It’s been an anxious time on Capitol Hill as the highly anticipated stimulus package has suffered a head-on collision with partisan gridlock over spending.

But the long-term care community can be grateful for small favors. Today Sen. Charles Grassley (R-IA) offered an amendment that prohibits states from being eligible for the $87 billion in Medicaid funds if they reduce seniors’ eligibility standards, benefits, or if they reduce provider payments.

As Republicans fight to reduce spending in the bill, it is heartening to know that a fiscal stalwart such as Grassley is backing up payments for nursing homes. This amendment helps to soothe providers’ fears that states would receive Medicaid funding and, at the same time, cut entitlements to facilities.

As of this writing, senators were working to reduce the $900 billion spending bill by $100 billion. So far, $87 billion of much-needed Medicaid dollars to states is still intact in the legislation. And now Grassley’s amendment further insulates nursing homes from reductions.

Labor wars

Of course, the stimulus package represents just round one. Nursing homes are already gearing up for another fight (post-stimulus) over the controversial card-check legislation. Such a bill would make it easier for workers to unionize by eliminating the current requirement of secret ballot elections. It’s an understatement to say that most owners of nursing homes would prefer that the bill not be passed.

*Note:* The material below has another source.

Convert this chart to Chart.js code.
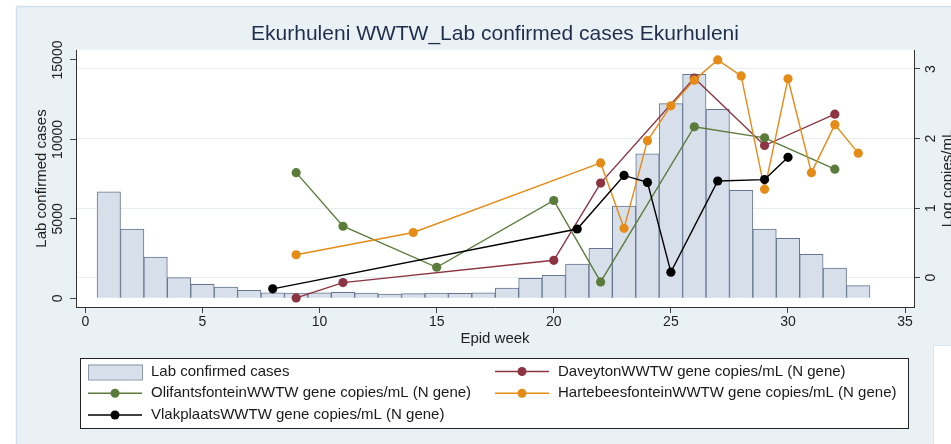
<!DOCTYPE html>
<html>
<head>
<meta charset="utf-8">
<script src="https://cdn.jsdelivr.net/npm/chart.js@4"></script>
<style>
  html, body { margin: 0; padding: 0; background: #ffffff; }
  #wrap { width: 951px; height: 444px; }
</style>
</head>
<body>
<div id="wrap"><canvas id="myChart" width="951" height="444"></canvas></div>
<script>
// lab confirmed cases per epid week (bars, left axis)
const weeks = [1, 2, 3, 4, 5, 6, 7, 8, 9, 10, 11, 12, 13, 14, 15, 16, 17, 18, 19, 20, 21, 22, 23, 24, 25, 26, 27, 28, 29, 30, 31, 32, 33];
const labCases = [6700, 4350, 2600, 1300, 880, 710, 500, 350, 330, 350, 370, 330, 270, 290, 330, 310, 350, 650, 1250, 1450, 2150, 3150, 5800, 9100, 12250, 14100, 11900, 6800, 4350, 3780, 2770, 1900, 800];

// log copies/mL per plant (lines, right axis)
const daveytonWeeks = [9, 11, 20, 22, 26, 29, 32];
const daveyton = [-0.29, -0.07, 0.25, 1.36, 2.87, 1.90, 2.35];

const olifantsWeeks = [9, 11, 15, 20, 22, 26, 29, 32];
const olifants = [1.51, 0.74, 0.15, 1.11, -0.06, 2.17, 2.01, 1.56];

const hartebeesWeeks = [9, 14, 22, 23, 24, 25, 26, 27, 28, 29, 30, 31, 32, 33];
const hartebees = [0.33, 0.65, 1.65, 0.71, 1.97, 2.47, 2.84, 3.13, 2.90, 1.27, 2.86, 1.51, 2.20, 1.79];

const vlakplaatsWeeks = [8, 21, 23, 24, 25, 27, 29, 30];
const vlakplaats = [-0.16, 0.70, 1.47, 1.37, 0.08, 1.39, 1.41, 1.73];

// tick labels
const xTicks = [0, 5, 10, 15, 20, 25, 30, 35];
const casesTicks = [0, 5000, 10000, 15000];
const logTicks = [0, 1, 2, 3];

const FONT = "'Liberation Sans', Arial, sans-serif";
const pts = (xs, ys) => xs.map((x, i) => ({ x: x, y: ys[i] }));

function lineSet(label, xs, ys, color, order) {
  return {
    type: "line",
    label: label,
    data: pts(xs, ys),
    yAxisID: "y1",
    borderColor: color,
    backgroundColor: color,
    borderWidth: 1.4,
    pointRadius: 4.6,
    pointHoverRadius: 4.6,
    pointBorderWidth: 0,
    tension: 0,
    order: order,
  };
}

const datasets = [
  {
    type: "bar",
    label: "Lab confirmed cases",
    data: pts(weeks, labCases),
    yAxisID: "y",
    backgroundColor: "#d7dfea",
    borderColor: "#667690",
    borderWidth: 1,
    borderSkipped: "bottom",
    barPercentage: 1,
    categoryPercentage: 1,
    order: 5,
  },
  lineSet("DaveytonWWTW gene copies/mL (N gene)", daveytonWeeks, daveyton, "#8c3442", 4),
  lineSet("OlifantsfonteinWWTW gene copies/mL (N gene)", olifantsWeeks, olifants, "#5b7b3a", 3),
  lineSet("HartebeesfonteinWWTW gene copies/mL (N gene)", hartebeesWeeks, hartebees, "#e58b17", 2),
  lineSet("VlakplaatsWWTW gene copies/mL (N gene)", vlakplaatsWeeks, vlakplaats, "#000000", 1),
];

// frame, backgrounds
const backdrop = {
  id: "backdrop",
  beforeDraw(chart) {
    const c = chart.ctx, a = chart.chartArea;
    c.save();
    c.fillStyle = "#ffffff";
    c.fillRect(0, 0, chart.width, chart.height);
    c.fillStyle = "#eaf1f5";
    c.fillRect(16, 6, chart.width - 16, chart.height - 6);
    c.strokeStyle = "#cfe0ef";
    c.lineWidth = 1.5;
    c.beginPath();
    c.moveTo(16.5, chart.height);
    c.lineTo(16.5, 6.5);
    c.lineTo(chart.width, 6.5);
    c.stroke();
    c.fillStyle = "#ffffff";
    c.fillRect(a.left, a.top, a.right - a.left, a.bottom - a.top);
    // small white box at bottom right
    c.fillStyle = "#ffffff";
    c.fillRect(933, 345, 18, 99);
    c.strokeStyle = "#d6e6f2";
    c.lineWidth = 1;
    c.strokeRect(933.5, 345.5, 18, 99);
    c.restore();
  },
};

// right axis title (reads bottom to top) and two-column legend
const extras = {
  id: "extras",
  afterDraw(chart) {
    const c = chart.ctx, a = chart.chartArea;
    c.save();
    c.font = "15px " + FONT;
    c.fillStyle = "#222222";
    c.translate(948, (a.top + a.bottom) / 2);
    c.rotate(-Math.PI / 2);
    c.textAlign = "center";
    c.textBaseline = "middle";
    c.fillText("Log copies/mL", 0, 0);
    c.restore();

    c.save();
    c.fillStyle = "#ffffff";
    c.fillRect(80, 358, 828, 70);
    c.strokeStyle = "#222222";
    c.lineWidth = 1;
    c.strokeRect(80.5, 358.5, 828, 70);
    const ds = chart.data.datasets;
    const slots = [
      [0, 88, 371.5], [1, 495, 371.5],
      [2, 88, 393.3], [3, 495, 393.3],
      [4, 88, 415],
    ];
    c.font = "15px " + FONT;
    c.textBaseline = "middle";
    c.textAlign = "left";
    slots.forEach(([i, x, y]) => {
      const d = ds[i];
      if (d.type === "bar") {
        c.fillStyle = d.backgroundColor;
        c.fillRect(x, y - 7, 54, 15);
        c.strokeStyle = "#8a97aa";
        c.strokeRect(x + 0.5, y - 6.5, 54, 15);
      } else {
        c.strokeStyle = d.borderColor;
        c.lineWidth = 1.4;
        c.beginPath();
        c.moveTo(x, y);
        c.lineTo(x + 54, y);
        c.stroke();
        c.fillStyle = d.backgroundColor;
        c.beginPath();
        c.arc(x + 27, y, 4.5, 0, Math.PI * 2);
        c.fill();
      }
      c.fillStyle = "#1a1a1a";
      c.fillText(d.label, x + 63, y);
    });
    c.restore();
  },
};

const tickFont = { family: FONT, size: 14 };
const plain = (v) => String(v);

new Chart(document.getElementById("myChart"), {
  data: { datasets: datasets },
  plugins: [backdrop, extras],
  options: {
    responsive: false,
    devicePixelRatio: 1,
    animation: false,
    layout: { padding: { left: 0, right: 0, top: 0, bottom: 95 } },
    plugins: {
      legend: { display: false },
      tooltip: { enabled: false },
      title: {
        display: true,
        text: "Ekurhuleni WWTW_Lab confirmed cases Ekurhuleni",
        fullSize: false,
        color: "#1f2d4d",
        font: { family: FONT, size: 21, weight: "normal" },
        padding: { top: 21.4, bottom: 3.4 },
      },
    },
    scales: {
      x: {
        type: "linear",
        position: "bottom",
        offset: false,
        min: -0.4,
        max: 35.38,
        afterBuildTicks: (s) => { s.ticks = xTicks.map((v) => ({ value: v })); },
        afterFit: (s) => { s.height = 42; },
        ticks: { color: "#222222", font: tickFont, padding: 1, maxRotation: 0, callback: plain },
        grid: { offset: false, drawOnChartArea: false, drawTicks: true, tickLength: 6, tickColor: "#444444", color: "#444444" },
        border: { color: "#333333", width: 1 },
        title: { display: true, text: "Epid week", color: "#222222", font: { family: FONT, size: 15 }, padding: { top: 0, bottom: 1 } },
      },
      y: {
        type: "linear",
        position: "left",
        min: -548,
        max: 15629,
        afterBuildTicks: (s) => { s.ticks = casesTicks.map((v) => ({ value: v })); },
        afterFit: (s) => { s.width = 76; },
        ticks: { color: "#222222", font: tickFont, minRotation: 90, maxRotation: 90, crossAlign: "center", padding: -8, callback: plain },
        grid: { drawOnChartArea: false, drawTicks: true, tickLength: 6, tickColor: "#444444", color: "#444444" },
        border: { color: "#333333", width: 1 },
        title: { display: true, text: "Lab confirmed cases", color: "#222222", font: { family: FONT, size: 15 }, padding: { top: 33, bottom: 0 } },
      },
      y1: {
        type: "linear",
        position: "right",
        min: -0.421,
        max: 3.273,
        afterBuildTicks: (s) => { s.ticks = logTicks.map((v) => ({ value: v })); },
        afterFit: (s) => { s.width = 37; },
        ticks: { color: "#222222", font: tickFont, minRotation: 90, maxRotation: 90, crossAlign: "center", padding: 7, callback: plain },
        grid: { drawOnChartArea: true, drawTicks: true, tickLength: 6, tickColor: "#444444", color: "#e7eef3" },
        border: { color: "#333333", width: 1 },
      },
    },
  },
});
</script>
</body>
</html>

President Obama already has indicated where he stands with organized labor after he implemented several pro-union measures last week.

And the nomination of Rep. Hilda Solis (D-CA) for secretary of the Department of Labor adds fuel to the debate. She has supported a card-check measure in the past. But her confirmation hearing, which was scheduled for today, was postponed. Few details were offered on why it was delayed, but it occurred after USA Today reported that Solis’ husband had recently paid off $6,400 in tax liens on an auto shop he owns in Los Angeles.

That’s one battle to be left for another day.